Collect each line of the records containing the string "chart".

*DATASET ROWS:*
◆ ◆ ◆ ◆ ◆ ◆ ◆
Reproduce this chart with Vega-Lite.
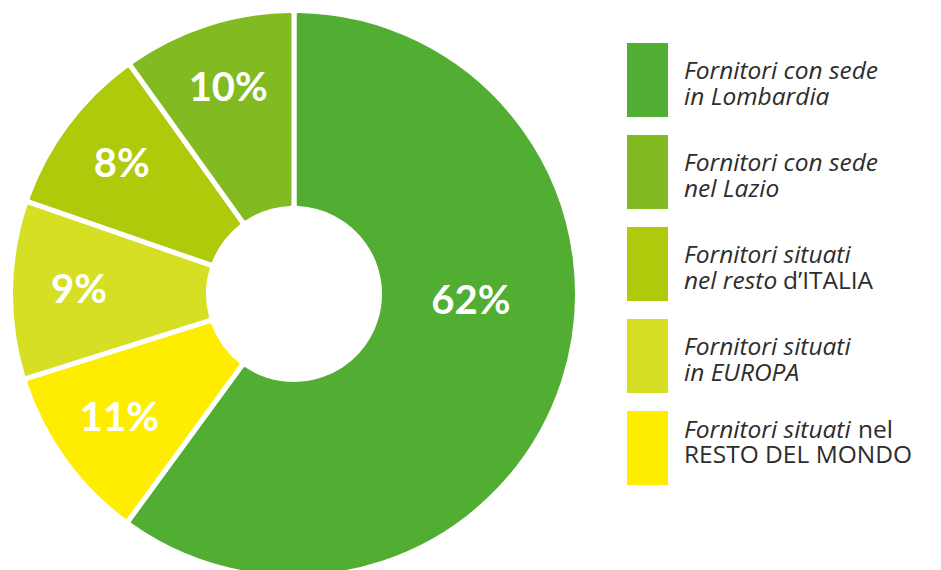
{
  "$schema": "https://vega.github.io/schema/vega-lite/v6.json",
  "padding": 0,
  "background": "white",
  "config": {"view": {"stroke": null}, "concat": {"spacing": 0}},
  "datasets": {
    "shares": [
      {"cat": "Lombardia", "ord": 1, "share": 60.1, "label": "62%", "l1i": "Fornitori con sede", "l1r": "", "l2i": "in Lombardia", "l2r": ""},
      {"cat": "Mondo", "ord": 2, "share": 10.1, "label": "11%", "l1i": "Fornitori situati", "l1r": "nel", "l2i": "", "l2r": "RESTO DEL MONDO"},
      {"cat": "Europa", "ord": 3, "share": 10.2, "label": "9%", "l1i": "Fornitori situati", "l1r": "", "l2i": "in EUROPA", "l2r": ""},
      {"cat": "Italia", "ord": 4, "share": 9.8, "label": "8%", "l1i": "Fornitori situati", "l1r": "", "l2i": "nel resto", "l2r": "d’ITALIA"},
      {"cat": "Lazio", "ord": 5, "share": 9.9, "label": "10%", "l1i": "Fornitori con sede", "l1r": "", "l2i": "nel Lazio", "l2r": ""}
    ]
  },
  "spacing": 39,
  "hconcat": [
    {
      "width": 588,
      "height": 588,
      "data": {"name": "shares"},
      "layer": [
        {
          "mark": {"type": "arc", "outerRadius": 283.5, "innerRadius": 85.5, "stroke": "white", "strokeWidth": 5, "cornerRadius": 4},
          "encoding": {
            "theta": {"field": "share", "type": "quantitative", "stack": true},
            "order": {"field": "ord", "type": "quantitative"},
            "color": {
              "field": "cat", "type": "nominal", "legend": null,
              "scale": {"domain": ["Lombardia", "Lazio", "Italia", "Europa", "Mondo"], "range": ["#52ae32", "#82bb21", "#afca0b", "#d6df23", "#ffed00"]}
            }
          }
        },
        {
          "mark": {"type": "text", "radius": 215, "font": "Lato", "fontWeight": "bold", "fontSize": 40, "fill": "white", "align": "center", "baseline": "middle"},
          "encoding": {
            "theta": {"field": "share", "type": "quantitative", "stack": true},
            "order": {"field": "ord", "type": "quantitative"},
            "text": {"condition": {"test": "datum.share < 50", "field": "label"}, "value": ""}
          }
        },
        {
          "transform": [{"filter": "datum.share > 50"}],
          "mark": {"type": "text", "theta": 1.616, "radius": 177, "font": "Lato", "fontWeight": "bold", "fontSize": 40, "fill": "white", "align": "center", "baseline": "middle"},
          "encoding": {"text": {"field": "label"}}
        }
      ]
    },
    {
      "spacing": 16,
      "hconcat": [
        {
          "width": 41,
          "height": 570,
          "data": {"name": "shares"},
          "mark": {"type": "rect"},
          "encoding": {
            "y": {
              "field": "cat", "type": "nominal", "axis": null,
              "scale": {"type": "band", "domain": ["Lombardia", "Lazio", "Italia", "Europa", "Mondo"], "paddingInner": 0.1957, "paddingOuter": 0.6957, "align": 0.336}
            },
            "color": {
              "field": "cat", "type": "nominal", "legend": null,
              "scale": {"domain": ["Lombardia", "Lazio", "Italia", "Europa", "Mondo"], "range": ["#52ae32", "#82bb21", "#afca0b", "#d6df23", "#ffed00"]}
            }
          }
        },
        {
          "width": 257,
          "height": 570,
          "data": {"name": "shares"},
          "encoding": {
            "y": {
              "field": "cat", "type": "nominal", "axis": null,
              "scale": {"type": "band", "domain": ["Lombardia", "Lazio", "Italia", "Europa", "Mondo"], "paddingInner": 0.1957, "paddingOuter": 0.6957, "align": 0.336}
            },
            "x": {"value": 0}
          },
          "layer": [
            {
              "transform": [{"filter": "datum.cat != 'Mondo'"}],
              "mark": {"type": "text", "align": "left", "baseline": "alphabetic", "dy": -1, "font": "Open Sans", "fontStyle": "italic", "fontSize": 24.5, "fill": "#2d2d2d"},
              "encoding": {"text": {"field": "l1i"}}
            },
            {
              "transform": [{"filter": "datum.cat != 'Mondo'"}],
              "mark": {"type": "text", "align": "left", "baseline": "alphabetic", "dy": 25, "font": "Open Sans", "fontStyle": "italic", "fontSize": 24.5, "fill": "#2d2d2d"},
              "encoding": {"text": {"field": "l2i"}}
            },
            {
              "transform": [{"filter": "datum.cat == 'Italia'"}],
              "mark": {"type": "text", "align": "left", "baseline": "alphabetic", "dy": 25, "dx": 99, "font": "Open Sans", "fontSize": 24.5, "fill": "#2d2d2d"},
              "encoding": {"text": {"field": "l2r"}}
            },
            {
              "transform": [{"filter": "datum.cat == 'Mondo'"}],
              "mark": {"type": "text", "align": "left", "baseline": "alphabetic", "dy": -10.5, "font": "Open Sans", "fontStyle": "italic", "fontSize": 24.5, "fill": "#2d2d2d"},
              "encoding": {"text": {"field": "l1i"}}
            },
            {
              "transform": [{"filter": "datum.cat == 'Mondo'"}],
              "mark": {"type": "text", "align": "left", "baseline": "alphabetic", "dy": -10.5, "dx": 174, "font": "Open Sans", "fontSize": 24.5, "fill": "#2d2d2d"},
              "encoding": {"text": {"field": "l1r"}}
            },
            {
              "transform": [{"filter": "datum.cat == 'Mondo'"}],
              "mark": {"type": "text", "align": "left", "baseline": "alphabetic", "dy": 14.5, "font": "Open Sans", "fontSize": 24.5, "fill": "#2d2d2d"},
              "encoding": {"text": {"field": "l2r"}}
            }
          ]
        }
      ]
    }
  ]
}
◆ ◆ ◆ ◆ ◆ ◆ ◆
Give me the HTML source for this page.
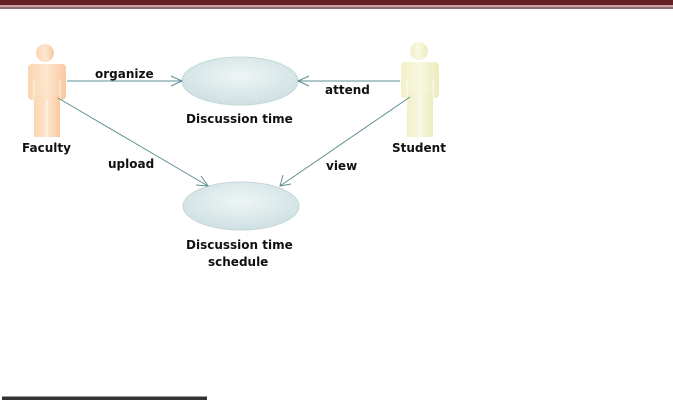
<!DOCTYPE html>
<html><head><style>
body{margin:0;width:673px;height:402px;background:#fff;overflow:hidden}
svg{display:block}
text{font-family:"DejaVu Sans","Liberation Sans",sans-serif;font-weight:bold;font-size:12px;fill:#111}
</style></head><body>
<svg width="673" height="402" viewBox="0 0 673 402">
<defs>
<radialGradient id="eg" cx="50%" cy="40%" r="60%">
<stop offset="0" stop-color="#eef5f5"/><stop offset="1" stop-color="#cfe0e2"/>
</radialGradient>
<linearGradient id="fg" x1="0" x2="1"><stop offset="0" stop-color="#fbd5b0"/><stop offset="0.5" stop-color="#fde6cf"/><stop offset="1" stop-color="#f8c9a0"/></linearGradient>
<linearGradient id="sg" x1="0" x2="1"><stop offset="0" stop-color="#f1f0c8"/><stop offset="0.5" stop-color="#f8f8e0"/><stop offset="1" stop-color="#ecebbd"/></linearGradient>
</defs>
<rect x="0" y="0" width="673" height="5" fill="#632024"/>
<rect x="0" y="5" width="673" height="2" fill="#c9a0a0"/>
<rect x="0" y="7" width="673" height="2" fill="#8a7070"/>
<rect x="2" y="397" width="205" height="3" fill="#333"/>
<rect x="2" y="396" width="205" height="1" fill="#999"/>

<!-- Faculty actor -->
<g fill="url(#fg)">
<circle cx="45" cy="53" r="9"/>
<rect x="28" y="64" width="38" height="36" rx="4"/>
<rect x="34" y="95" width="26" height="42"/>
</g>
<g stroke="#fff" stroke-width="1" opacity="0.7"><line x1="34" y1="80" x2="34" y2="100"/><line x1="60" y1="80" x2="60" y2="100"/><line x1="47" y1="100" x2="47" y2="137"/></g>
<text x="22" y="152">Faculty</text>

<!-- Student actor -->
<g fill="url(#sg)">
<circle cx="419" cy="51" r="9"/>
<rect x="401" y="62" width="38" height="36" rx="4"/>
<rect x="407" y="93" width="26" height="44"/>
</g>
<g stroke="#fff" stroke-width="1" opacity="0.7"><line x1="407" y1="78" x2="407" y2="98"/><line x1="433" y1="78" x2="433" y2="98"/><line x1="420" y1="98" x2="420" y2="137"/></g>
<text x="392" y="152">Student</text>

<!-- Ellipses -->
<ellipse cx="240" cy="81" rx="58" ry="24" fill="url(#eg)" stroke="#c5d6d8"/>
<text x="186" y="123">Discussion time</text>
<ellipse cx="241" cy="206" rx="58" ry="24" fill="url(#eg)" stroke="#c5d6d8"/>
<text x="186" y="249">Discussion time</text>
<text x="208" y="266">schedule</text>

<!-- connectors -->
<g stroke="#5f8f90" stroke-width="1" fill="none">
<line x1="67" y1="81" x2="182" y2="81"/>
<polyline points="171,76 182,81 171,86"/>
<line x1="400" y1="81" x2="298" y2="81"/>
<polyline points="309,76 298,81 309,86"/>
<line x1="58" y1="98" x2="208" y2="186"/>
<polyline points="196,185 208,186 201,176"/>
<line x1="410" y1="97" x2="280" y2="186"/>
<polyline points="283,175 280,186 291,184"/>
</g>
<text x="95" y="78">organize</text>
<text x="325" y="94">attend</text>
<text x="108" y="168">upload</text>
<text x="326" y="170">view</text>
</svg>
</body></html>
◆ ◆ ◆ ◆ ◆ ◆ ◆
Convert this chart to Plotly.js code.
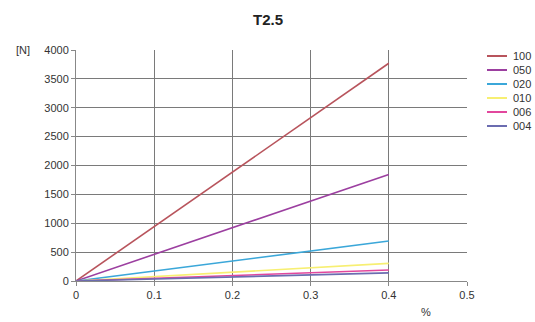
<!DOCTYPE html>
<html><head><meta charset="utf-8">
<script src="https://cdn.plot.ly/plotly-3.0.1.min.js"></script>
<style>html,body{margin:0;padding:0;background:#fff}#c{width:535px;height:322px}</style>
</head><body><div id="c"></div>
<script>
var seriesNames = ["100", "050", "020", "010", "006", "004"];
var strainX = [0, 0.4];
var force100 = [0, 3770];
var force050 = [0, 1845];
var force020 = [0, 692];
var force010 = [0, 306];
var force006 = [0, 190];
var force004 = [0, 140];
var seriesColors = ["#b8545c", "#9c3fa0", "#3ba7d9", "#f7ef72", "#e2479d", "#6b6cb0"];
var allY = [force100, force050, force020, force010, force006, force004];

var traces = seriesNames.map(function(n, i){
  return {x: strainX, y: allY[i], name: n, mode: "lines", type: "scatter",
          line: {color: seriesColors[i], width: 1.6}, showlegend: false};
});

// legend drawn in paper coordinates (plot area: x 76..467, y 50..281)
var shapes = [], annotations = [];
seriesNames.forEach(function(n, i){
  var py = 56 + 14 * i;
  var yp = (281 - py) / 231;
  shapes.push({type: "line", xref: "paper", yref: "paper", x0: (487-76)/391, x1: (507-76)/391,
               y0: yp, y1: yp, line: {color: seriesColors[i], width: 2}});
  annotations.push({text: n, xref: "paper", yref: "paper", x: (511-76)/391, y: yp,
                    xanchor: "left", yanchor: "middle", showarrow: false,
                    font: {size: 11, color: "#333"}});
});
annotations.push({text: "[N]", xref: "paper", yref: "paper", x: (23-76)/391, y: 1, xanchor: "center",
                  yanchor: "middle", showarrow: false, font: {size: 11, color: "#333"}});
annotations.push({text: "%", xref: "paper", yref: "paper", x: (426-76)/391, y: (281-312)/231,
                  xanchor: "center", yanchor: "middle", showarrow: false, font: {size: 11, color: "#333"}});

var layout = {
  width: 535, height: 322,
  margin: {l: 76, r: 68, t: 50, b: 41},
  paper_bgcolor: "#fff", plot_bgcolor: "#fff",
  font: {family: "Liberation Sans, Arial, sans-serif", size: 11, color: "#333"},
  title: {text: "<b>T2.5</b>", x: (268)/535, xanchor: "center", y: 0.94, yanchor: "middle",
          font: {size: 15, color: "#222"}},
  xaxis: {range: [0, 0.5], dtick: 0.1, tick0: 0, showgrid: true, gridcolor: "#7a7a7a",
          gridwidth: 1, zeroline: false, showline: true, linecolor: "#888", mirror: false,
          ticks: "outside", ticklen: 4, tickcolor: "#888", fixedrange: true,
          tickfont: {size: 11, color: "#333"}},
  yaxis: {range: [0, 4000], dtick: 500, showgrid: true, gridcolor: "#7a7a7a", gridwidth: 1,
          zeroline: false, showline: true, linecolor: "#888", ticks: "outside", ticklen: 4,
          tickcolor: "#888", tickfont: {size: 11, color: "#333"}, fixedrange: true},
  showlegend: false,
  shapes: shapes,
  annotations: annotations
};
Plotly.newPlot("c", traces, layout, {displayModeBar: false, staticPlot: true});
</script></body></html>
◆ ◆ ◆ ◆ ◆ ◆ ◆
*RESPONSE FOR THIS EXERCISE:*
Reproduce this chart with Vega-Lite.
Convert this chart to Plotly.js code.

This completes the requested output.